[Entries with chart source code]
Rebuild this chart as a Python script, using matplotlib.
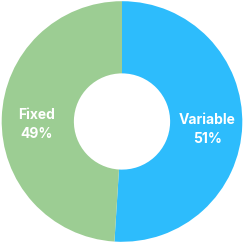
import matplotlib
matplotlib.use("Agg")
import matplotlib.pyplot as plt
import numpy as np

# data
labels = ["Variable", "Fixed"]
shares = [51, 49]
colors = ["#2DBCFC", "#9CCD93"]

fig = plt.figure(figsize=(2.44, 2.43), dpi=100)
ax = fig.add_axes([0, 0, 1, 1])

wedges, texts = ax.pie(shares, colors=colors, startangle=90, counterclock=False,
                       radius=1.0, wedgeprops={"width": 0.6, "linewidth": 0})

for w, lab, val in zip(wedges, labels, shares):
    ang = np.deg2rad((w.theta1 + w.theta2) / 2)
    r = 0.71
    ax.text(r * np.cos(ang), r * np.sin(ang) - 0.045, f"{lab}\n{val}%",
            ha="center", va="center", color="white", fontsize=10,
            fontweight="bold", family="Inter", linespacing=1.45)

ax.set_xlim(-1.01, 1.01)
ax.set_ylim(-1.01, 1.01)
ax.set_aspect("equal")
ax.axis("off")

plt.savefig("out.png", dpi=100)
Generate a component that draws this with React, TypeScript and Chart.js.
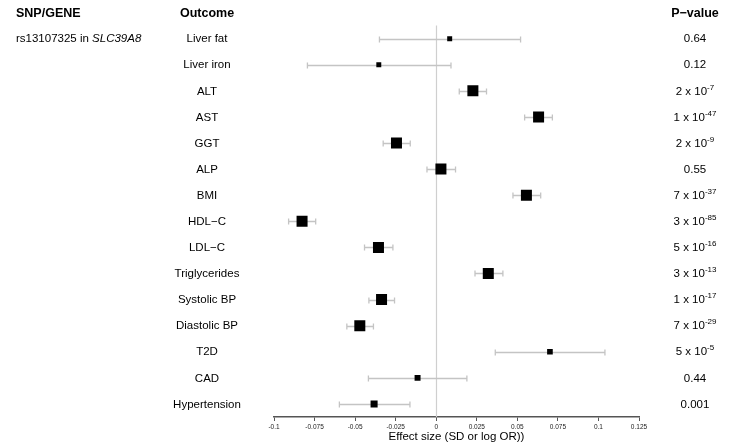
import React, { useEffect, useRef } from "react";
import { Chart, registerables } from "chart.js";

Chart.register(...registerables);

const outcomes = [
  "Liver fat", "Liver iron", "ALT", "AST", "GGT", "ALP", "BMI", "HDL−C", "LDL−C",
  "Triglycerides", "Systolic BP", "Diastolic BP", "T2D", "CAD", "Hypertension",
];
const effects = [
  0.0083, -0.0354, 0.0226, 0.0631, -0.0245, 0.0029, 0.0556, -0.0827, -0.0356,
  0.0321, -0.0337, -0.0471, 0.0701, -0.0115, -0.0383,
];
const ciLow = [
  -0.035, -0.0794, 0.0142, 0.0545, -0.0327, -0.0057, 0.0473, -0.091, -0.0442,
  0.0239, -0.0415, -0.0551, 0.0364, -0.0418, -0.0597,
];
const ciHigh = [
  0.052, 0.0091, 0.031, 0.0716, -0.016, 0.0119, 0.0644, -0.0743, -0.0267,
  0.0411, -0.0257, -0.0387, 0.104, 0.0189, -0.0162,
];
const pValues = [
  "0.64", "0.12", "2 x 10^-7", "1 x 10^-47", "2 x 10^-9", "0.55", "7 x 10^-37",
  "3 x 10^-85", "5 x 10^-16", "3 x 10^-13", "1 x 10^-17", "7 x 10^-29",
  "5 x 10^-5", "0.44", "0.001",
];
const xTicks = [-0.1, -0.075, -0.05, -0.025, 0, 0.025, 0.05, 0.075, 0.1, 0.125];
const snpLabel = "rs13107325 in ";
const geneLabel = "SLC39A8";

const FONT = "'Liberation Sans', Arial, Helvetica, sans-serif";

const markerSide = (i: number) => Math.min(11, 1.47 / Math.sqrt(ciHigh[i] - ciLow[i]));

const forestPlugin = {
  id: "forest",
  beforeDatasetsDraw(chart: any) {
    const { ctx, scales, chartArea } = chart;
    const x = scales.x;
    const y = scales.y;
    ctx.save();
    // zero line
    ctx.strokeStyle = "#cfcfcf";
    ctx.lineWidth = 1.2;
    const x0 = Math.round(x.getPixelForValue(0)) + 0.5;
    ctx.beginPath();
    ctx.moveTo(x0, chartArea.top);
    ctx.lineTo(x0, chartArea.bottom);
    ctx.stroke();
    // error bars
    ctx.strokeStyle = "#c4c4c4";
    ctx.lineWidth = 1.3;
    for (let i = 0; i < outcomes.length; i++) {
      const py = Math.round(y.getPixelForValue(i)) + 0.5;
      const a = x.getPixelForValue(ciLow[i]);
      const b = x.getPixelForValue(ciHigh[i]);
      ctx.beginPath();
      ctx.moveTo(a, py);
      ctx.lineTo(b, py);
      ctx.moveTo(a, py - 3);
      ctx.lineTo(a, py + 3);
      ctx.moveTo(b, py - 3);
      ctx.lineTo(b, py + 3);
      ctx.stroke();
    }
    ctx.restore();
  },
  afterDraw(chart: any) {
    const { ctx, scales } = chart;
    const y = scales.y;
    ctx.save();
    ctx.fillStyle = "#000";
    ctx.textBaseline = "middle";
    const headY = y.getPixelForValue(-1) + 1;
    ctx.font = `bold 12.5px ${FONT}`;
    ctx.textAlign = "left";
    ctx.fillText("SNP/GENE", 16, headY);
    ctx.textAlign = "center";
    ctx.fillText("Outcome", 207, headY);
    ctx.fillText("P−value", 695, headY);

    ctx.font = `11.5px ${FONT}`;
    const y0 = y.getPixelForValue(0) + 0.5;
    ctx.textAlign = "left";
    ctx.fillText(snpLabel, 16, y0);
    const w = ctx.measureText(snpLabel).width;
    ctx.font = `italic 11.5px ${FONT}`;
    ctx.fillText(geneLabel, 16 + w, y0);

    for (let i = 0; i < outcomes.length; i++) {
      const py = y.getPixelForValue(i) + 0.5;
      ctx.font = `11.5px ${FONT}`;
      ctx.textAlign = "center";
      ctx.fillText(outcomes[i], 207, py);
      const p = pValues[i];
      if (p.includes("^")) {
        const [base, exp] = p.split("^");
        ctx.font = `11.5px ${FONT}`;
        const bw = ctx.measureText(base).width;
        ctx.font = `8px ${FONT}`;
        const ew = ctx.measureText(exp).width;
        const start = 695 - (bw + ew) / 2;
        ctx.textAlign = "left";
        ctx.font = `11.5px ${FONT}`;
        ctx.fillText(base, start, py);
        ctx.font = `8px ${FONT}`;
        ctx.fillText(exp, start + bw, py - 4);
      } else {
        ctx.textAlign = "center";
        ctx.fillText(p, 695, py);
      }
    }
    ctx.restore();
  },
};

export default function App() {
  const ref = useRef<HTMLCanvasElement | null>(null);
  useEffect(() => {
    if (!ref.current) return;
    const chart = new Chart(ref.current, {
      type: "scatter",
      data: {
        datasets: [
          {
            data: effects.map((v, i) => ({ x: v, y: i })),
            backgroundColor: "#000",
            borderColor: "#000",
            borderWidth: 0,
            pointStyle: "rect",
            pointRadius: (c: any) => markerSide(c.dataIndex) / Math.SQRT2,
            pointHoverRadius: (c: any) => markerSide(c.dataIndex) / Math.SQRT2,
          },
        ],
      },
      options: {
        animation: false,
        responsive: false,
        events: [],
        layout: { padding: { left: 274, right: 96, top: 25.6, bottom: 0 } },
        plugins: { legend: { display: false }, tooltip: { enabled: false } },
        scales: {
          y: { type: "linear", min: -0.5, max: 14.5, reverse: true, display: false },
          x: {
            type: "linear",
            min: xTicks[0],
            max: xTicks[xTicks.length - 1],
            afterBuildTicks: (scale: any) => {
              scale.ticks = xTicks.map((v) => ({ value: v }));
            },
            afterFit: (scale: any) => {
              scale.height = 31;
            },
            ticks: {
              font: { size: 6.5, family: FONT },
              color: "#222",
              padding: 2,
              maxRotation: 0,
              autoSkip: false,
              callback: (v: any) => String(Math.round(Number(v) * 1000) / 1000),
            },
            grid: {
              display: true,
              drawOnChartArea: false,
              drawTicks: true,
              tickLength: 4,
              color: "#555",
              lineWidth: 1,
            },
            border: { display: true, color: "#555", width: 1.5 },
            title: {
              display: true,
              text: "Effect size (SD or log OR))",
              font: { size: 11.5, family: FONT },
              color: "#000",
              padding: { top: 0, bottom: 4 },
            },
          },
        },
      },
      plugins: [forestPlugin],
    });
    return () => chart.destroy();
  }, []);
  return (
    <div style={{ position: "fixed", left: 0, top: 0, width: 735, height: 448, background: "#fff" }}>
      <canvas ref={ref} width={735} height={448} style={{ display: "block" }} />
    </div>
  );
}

REQUIREMENTS ▸ Output every entry verbatim. Pictures do not belong in the copy.

RESULT OF THE EXERCISE ▸
Rebuild this chart as a Python script, using matplotlib.
import matplotlib
matplotlib.use("Agg")
import matplotlib.pyplot as plt
import numpy as np

# data
labels = ["Variable", "Fixed"]
shares = [51, 49]
colors = ["#2DBCFC", "#9CCD93"]

fig = plt.figure(figsize=(2.44, 2.43), dpi=100)
ax = fig.add_axes([0, 0, 1, 1])

wedges, texts = ax.pie(shares, colors=colors, startangle=90, counterclock=False,
                       radius=1.0, wedgeprops={"width": 0.6, "linewidth": 0})

for w, lab, val in zip(wedges, labels, shares):
    ang = np.deg2rad((w.theta1 + w.theta2) / 2)
    r = 0.71
    ax.text(r * np.cos(ang), r * np.sin(ang) - 0.045, f"{lab}\n{val}%",
            ha="center", va="center", color="white", fontsize=10,
            fontweight="bold", family="Inter", linespacing=1.45)

ax.set_xlim(-1.01, 1.01)
ax.set_ylim(-1.01, 1.01)
ax.set_aspect("equal")
ax.axis("off")

plt.savefig("out.png", dpi=100)
Generate a component that draws this with React, TypeScript and Chart.js.
import React, { useEffect, useRef } from "react";
import { Chart, registerables } from "chart.js";

Chart.register(...registerables);

const outcomes = [
  "Liver fat", "Liver iron", "ALT", "AST", "GGT", "ALP", "BMI", "HDL−C", "LDL−C",
  "Triglycerides", "Systolic BP", "Diastolic BP", "T2D", "CAD", "Hypertension",
];
const effects = [
  0.0083, -0.0354, 0.0226, 0.0631, -0.0245, 0.0029, 0.0556, -0.0827, -0.0356,
  0.0321, -0.0337, -0.0471, 0.0701, -0.0115, -0.0383,
];
const ciLow = [
  -0.035, -0.0794, 0.0142, 0.0545, -0.0327, -0.0057, 0.0473, -0.091, -0.0442,
  0.0239, -0.0415, -0.0551, 0.0364, -0.0418, -0.0597,
];
const ciHigh = [
  0.052, 0.0091, 0.031, 0.0716, -0.016, 0.0119, 0.0644, -0.0743, -0.0267,
  0.0411, -0.0257, -0.0387, 0.104, 0.0189, -0.0162,
];
const pValues = [
  "0.64", "0.12", "2 x 10^-7", "1 x 10^-47", "2 x 10^-9", "0.55", "7 x 10^-37",
  "3 x 10^-85", "5 x 10^-16", "3 x 10^-13", "1 x 10^-17", "7 x 10^-29",
  "5 x 10^-5", "0.44", "0.001",
];
const xTicks = [-0.1, -0.075, -0.05, -0.025, 0, 0.025, 0.05, 0.075, 0.1, 0.125];
const snpLabel = "rs13107325 in ";
const geneLabel = "SLC39A8";

const FONT = "'Liberation Sans', Arial, Helvetica, sans-serif";

const markerSide = (i: number) => Math.min(11, 1.47 / Math.sqrt(ciHigh[i] - ciLow[i]));

const forestPlugin = {
  id: "forest",
  beforeDatasetsDraw(chart: any) {
    const { ctx, scales, chartArea } = chart;
    const x = scales.x;
    const y = scales.y;
    ctx.save();
    // zero line
    ctx.strokeStyle = "#cfcfcf";
    ctx.lineWidth = 1.2;
    const x0 = Math.round(x.getPixelForValue(0)) + 0.5;
    ctx.beginPath();
    ctx.moveTo(x0, chartArea.top);
    ctx.lineTo(x0, chartArea.bottom);
    ctx.stroke();
    // error bars
    ctx.strokeStyle = "#c4c4c4";
    ctx.lineWidth = 1.3;
    for (let i = 0; i < outcomes.length; i++) {
      const py = Math.round(y.getPixelForValue(i)) + 0.5;
      const a = x.getPixelForValue(ciLow[i]);
      const b = x.getPixelForValue(ciHigh[i]);
      ctx.beginPath();
      ctx.moveTo(a, py);
      ctx.lineTo(b, py);
      ctx.moveTo(a, py - 3);
      ctx.lineTo(a, py + 3);
      ctx.moveTo(b, py - 3);
      ctx.lineTo(b, py + 3);
      ctx.stroke();
    }
    ctx.restore();
  },
  afterDraw(chart: any) {
    const { ctx, scales } = chart;
    const y = scales.y;
    ctx.save();
    ctx.fillStyle = "#000";
    ctx.textBaseline = "middle";
    const headY = y.getPixelForValue(-1) + 1;
    ctx.font = `bold 12.5px ${FONT}`;
    ctx.textAlign = "left";
    ctx.fillText("SNP/GENE", 16, headY);
    ctx.textAlign = "center";
    ctx.fillText("Outcome", 207, headY);
    ctx.fillText("P−value", 695, headY);

    ctx.font = `11.5px ${FONT}`;
    const y0 = y.getPixelForValue(0) + 0.5;
    ctx.textAlign = "left";
    ctx.fillText(snpLabel, 16, y0);
    const w = ctx.measureText(snpLabel).width;
    ctx.font = `italic 11.5px ${FONT}`;
    ctx.fillText(geneLabel, 16 + w, y0);

    for (let i = 0; i < outcomes.length; i++) {
      const py = y.getPixelForValue(i) + 0.5;
      ctx.font = `11.5px ${FONT}`;
      ctx.textAlign = "center";
      ctx.fillText(outcomes[i], 207, py);
      const p = pValues[i];
      if (p.includes("^")) {
        const [base, exp] = p.split("^");
        ctx.font = `11.5px ${FONT}`;
        const bw = ctx.measureText(base).width;
        ctx.font = `8px ${FONT}`;
        const ew = ctx.measureText(exp).width;
        const start = 695 - (bw + ew) / 2;
        ctx.textAlign = "left";
        ctx.font = `11.5px ${FONT}`;
        ctx.fillText(base, start, py);
        ctx.font = `8px ${FONT}`;
        ctx.fillText(exp, start + bw, py - 4);
      } else {
        ctx.textAlign = "center";
        ctx.fillText(p, 695, py);
      }
    }
    ctx.restore();
  },
};

export default function App() {
  const ref = useRef<HTMLCanvasElement | null>(null);
  useEffect(() => {
    if (!ref.current) return;
    const chart = new Chart(ref.current, {
      type: "scatter",
      data: {
        datasets: [
          {
            data: effects.map((v, i) => ({ x: v, y: i })),
            backgroundColor: "#000",
            borderColor: "#000",
            borderWidth: 0,
            pointStyle: "rect",
            pointRadius: (c: any) => markerSide(c.dataIndex) / Math.SQRT2,
            pointHoverRadius: (c: any) => markerSide(c.dataIndex) / Math.SQRT2,
          },
        ],
      },
      options: {
        animation: false,
        responsive: false,
        events: [],
        layout: { padding: { left: 274, right: 96, top: 25.6, bottom: 0 } },
        plugins: { legend: { display: false }, tooltip: { enabled: false } },
        scales: {
          y: { type: "linear", min: -0.5, max: 14.5, reverse: true, display: false },
          x: {
            type: "linear",
            min: xTicks[0],
            max: xTicks[xTicks.length - 1],
            afterBuildTicks: (scale: any) => {
              scale.ticks = xTicks.map((v) => ({ value: v }));
            },
            afterFit: (scale: any) => {
              scale.height = 31;
            },
            ticks: {
              font: { size: 6.5, family: FONT },
              color: "#222",
              padding: 2,
              maxRotation: 0,
              autoSkip: false,
              callback: (v: any) => String(Math.round(Number(v) * 1000) / 1000),
            },
            grid: {
              display: true,
              drawOnChartArea: false,
              drawTicks: true,
              tickLength: 4,
              color: "#555",
              lineWidth: 1,
            },
            border: { display: true, color: "#555", width: 1.5 },
            title: {
              display: true,
              text: "Effect size (SD or log OR))",
              font: { size: 11.5, family: FONT },
              color: "#000",
              padding: { top: 0, bottom: 4 },
            },
          },
        },
      },
      plugins: [forestPlugin],
    });
    return () => chart.destroy();
  }, []);
  return (
    <div style={{ position: "fixed", left: 0, top: 0, width: 735, height: 448, background: "#fff" }}>
      <canvas ref={ref} width={735} height={448} style={{ display: "block" }} />
    </div>
  );
}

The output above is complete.